After 17 years of tense delay, local Japanese authorities will allow the U.S. military to relocate an air base on the strategically significant island of Okinawa. Think of it as a triumph of democratic realism in the face of renewed regional threats.

Okinawa hosts about half of the 50,000 U.S. troops stationed in Japan, with some 4,000 Marines based at Futenma Air Station, built in 1945 and now surrounded by a city of nearly 100,000. Locals have long complained of noise, pollution and safety risks relating to Futenma. In 1996—after three U.S. Marines raped a local schoolgirl—Washington and Tokyo agreed to relocate the base to a less-populated site on Okinawa's coast. Yet that didn't satisfy various anti-American activists and environmentalists who wanted the base moved out of Okinawa—or Japan.

Okinawa Gov. Hirokazu Nakaima Associated Press

By 2009, opponents of the relocation plan included Japan's then-prime minister, Yukio Hatoyama, who sought to banish Futenma as part of a broader foreign-policy tilt toward an imagined "East Asian Community" that excluded the United States. This idea went nowhere, and 10 months later Mr. Hatoyama was out of office, with his replacements eager to highlight the importance of the U.S. alliance. Relocation plans nonetheless remained stalled at the local level until last week.

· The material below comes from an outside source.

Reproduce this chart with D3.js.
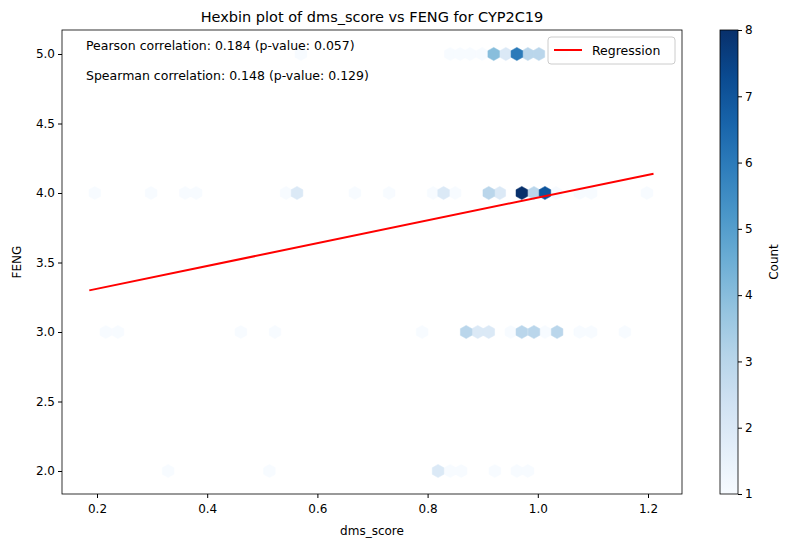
<!DOCTYPE html>
<html><head><meta charset="utf-8">
<script src="https://cdn.jsdelivr.net/npm/d3@7"></script>
<style>body{margin:0;background:#fff}text{font-family:"DejaVu Sans",sans-serif;fill:#000}</style>
</head><body><svg id="c" width="791" height="547"></svg>
<script>
// hex bins: [dms_score, count] per FENG row
const row5 = [[0.57,1],[0.841,1],[0.859,1],[0.877,1],[0.899,1],[0.920,4],[0.942,2],[0.962,6],[0.982,3],[1.002,3],[1.044,1]];
const row4 = [[0.196,1],[0.298,1],[0.360,1],[0.380,1],[0.543,1],[0.563,2],[0.668,1],[0.730,1],[0.810,1],[0.829,2],[0.850,1],[0.911,3],[0.931,2],[0.971,8],[0.993,3],[1.013,7],[1.033,1],[1.076,1],[1.097,1],[1.198,1]];
const row3 = [[0.216,1],[0.238,1],[0.461,1],[0.523,1],[0.790,1],[0.870,3],[0.891,2],[0.911,2],[0.951,1],[0.971,3],[0.993,3],[1.013,1],[1.035,3],[1.076,1],[1.097,1],[1.158,1]];
const row2 = [[0.329,1],[0.513,1],[0.819,2],[0.841,1],[0.861,1],[0.922,1],[0.962,1],[0.982,1]];
const regression = {slope: 0.82, intercept: 3.147, xmin: 0.186, xmax: 1.21};
const xTicks = [0.2,0.4,0.6,0.8,1.0,1.2];
const yTicks = [2.0,2.5,3.0,3.5,4.0,4.5,5.0];
const cTicks = [1,2,3,4,5,6,7,8];

const svg = d3.select('#c');
const L=62,R=682,T=30,B=494;
const x = d3.scaleLinear().domain([0.2,1.2]).range([97,648]);
const y = d3.scaleLinear().domain([2,5]).range([471,54]);
const color = d3.scaleSequential(d3.interpolateBlues).domain([1,8]);

const bins = [];
[[5,row5],[4,row4],[3,row3],[2,row2]].forEach(([fy,r])=>r.forEach(d=>bins.push({x:d[0],y:fy,c:d[1]})));
const hw=5.8, hh=6.6;
const hex = `M0,${-hh}L${hw},${-hh/2}L${hw},${hh/2}L0,${hh}L${-hw},${hh/2}L${-hw},${-hh/2}Z`;
svg.append('g').selectAll('path').data(bins.sort((a,b)=>a.c-b.c)).join('path')
  .attr('d',hex).attr('transform',d=>`translate(${x(d.x)},${y(d.y)})`)
  .attr('fill',d=>color(d.c)).attr('stroke',d=>color(d.c)).attr('stroke-width',0.5);

svg.append('line').attr('x1',x(regression.xmin)).attr('y1',y(regression.intercept+regression.slope*regression.xmin))
  .attr('x2',x(regression.xmax)).attr('y2',y(regression.intercept+regression.slope*regression.xmax))
  .attr('stroke','red').attr('stroke-width',2);

svg.append('rect').attr('x',L).attr('y',T).attr('width',R-L).attr('height',B-T).attr('fill','none').attr('stroke','#000').attr('stroke-width',0.8);
const xa = svg.append('g').attr('transform',`translate(0,${B})`).call(d3.axisBottom(x).tickValues(xTicks).tickFormat(d3.format('.1f')).tickSize(4).tickSizeOuter(0));
const ya = svg.append('g').attr('transform',`translate(${L},0)`).call(d3.axisLeft(y).tickValues(yTicks).tickFormat(d3.format('.1f')).tickSize(4).tickSizeOuter(0));
[xa,ya].forEach(a=>{a.select('.domain').remove();a.selectAll('text').attr('font-size',12).attr('font-family','DejaVu Sans');});
xa.selectAll('text').attr('dy','1.0em');

svg.append('text').attr('x',(L+R)/2).attr('y',22).attr('text-anchor','middle').attr('font-size',14.5).text('Hexbin plot of dms_score vs FENG for CYP2C19');
svg.append('text').attr('x',(L+R)/2).attr('y',535).attr('text-anchor','middle').attr('font-size',12).text('dms_score');
svg.append('text').attr('transform',`translate(21,${(T+B)/2}) rotate(-90)`).attr('text-anchor','middle').attr('font-size',12).text('FENG');
svg.append('text').attr('x',86).attr('y',50).attr('font-size',12.5).text('Pearson correlation: 0.184 (p-value: 0.057)');
svg.append('text').attr('x',86).attr('y',80).attr('font-size',12.5).text('Spearman correlation: 0.148 (p-value: 0.129)');

// legend
svg.append('rect').attr('x',548).attr('y',37).attr('width',127).attr('height',27).attr('rx',3).attr('fill','#fff').attr('fill-opacity',0.8).attr('stroke','#ccc');
svg.append('line').attr('x1',554).attr('x2',582).attr('y1',50).attr('y2',50).attr('stroke','red').attr('stroke-width',2);
svg.append('text').attr('x',592).attr('y',55).attr('font-size',12.5).text('Regression');

// colorbar
const cs = d3.scaleLinear().domain([1,8]).range([B,T]);
const defs = svg.append('defs').append('linearGradient').attr('id','g').attr('x1',0).attr('x2',0).attr('y1',1).attr('y2',0);
d3.range(0,1.01,0.1).forEach(t=>defs.append('stop').attr('offset',t).attr('stop-color',color(1+7*t)));
svg.append('rect').attr('x',720).attr('y',T).attr('width',18).attr('height',B-T).attr('fill','url(#g)').attr('stroke','#000').attr('stroke-width',0.8);
const ca = svg.append('g').attr('transform','translate(738,0)').call(d3.axisRight(cs).tickValues(cTicks).tickFormat(d3.format('d')).tickSize(4).tickSizeOuter(0));
ca.select('.domain').remove(); ca.selectAll('text').attr('font-size',12);
svg.append('text').attr('transform',`translate(778,${(T+B)/2}) rotate(-90)`).attr('text-anchor','middle').attr('font-size',12).text('Count');
</script></body></html>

Okinawa Governor Hirokazu Nakaima blessed the relocation last Friday after accepting Prime Minister Shinzo Abe's offer of at least 300 billion yen, or $2.9 billion, in development aid every year until 2021. The governor promises environmental protection around the new base and hopes that Futenma will be able to halt operations within five years. Closing Futenma allows the U.S. to proceed with broader plans to move about 8,000 Marines out of Okinawa to bases in Hawaii, Guam and Australia.

Along with Mr. Abe, credit for the Okinawa breakthrough goes to China's saber-rattling, which is causing nervous officials across Asia to strengthen defense ties with the U.S. "Regardless of the sentiment of Okinawan people on military presence, the tension of international situations has been increasing in recent days, and Okinawa must play a certain role," Mr. Nakaima said on Friday. Okinawa prefecture includes the Senkaku Islands, which Beijing claims as Chinese territory covered by a self-declared Chinese air-defense identification zone. In 2012 Tokyo scrambled fighter jets a record 306 times due to Chinese incursions in and around Japanese territory.

U.S. officials say that progress on Okinawa bodes well for U.S. military negotiations with the Philippines, South Korea, Vietnam and other states in China's shadow. Let's hope that's right. Good relations among these states and with Washington will determine whether Beijing's aggressive behavior will be deterred.

As he enters his second year in office, Shinzo Abe has an opportunity to put Japan at the heart of a community of East Asian democracies. His visit last week to the Yasukuni shrine didn't help, but we're hoping the prime minister can orient Japan's foreign policy toward a better future, not the compromised past.